ASSESSMENT OF INDUSTRY-WIDE CONTINGENCY PLANNING In its report, NRIC also reviewed industry-wide Y2K contingency planning efforts. In a Contingency Planning Workshop, conducted on April 27, 1999, for the telecommunications industry, the NRIC collaborated with the USTA to provide specifics on awareness and understanding of Y2K contingency planning. The NRIC also reported that this committee had developed a set of Contingency Planning Guidelines that were available on the NRIC web site ().

That's it. This was not a clip, but the entire contingency planning section. What do we have here: a one day workshop where people collaborated, and a committe developed a set of guidelines that they put on their website.

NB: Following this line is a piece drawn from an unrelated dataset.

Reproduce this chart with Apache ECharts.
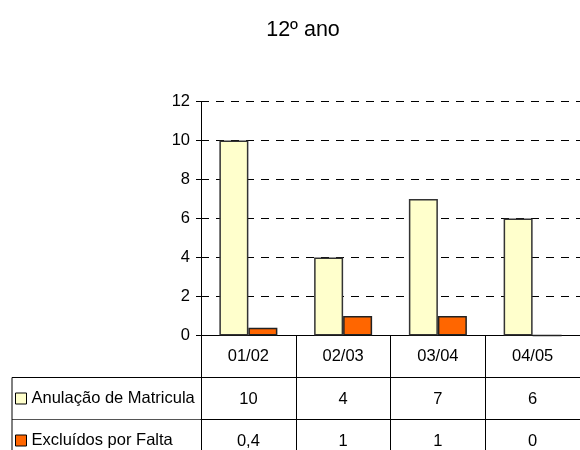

-- James Chancellor, PE (publicworks1@bluebonnet.net), October 25, 1999

Answers

If telecomms had everything "well-in-hand", they wouldn't still be working on it or sweating bullets and worrying right now would they?

-- no talking please (breadlines@soupkitchen.gov), October 26, 1999.

Got cans and wires?

-- Bluebeard (ship@wreck.sink), October 26, 1999.

The contingency planning document was published back in Sept of 98. I have hard copy of the 30 something page document. Maybe they are starting to take things off the site since people have been working this for some time and have completed the task.

no talking, telecomm is not sweating bullets. Where did you get that notion?

-- Maria (anon@ymous.com), October 26, 1999.


Marie,

Every year about this time MCI has very unannounced layoff of several thousand employees. Most employees that are determined to be in excess due to next year budgets figures and such. Did they layed-off any of the people that have FINISHED working on Y2K yet??? How is the testing going??? Have you found out about the biggest mainframe MCI has that is the backbone to MCI systems???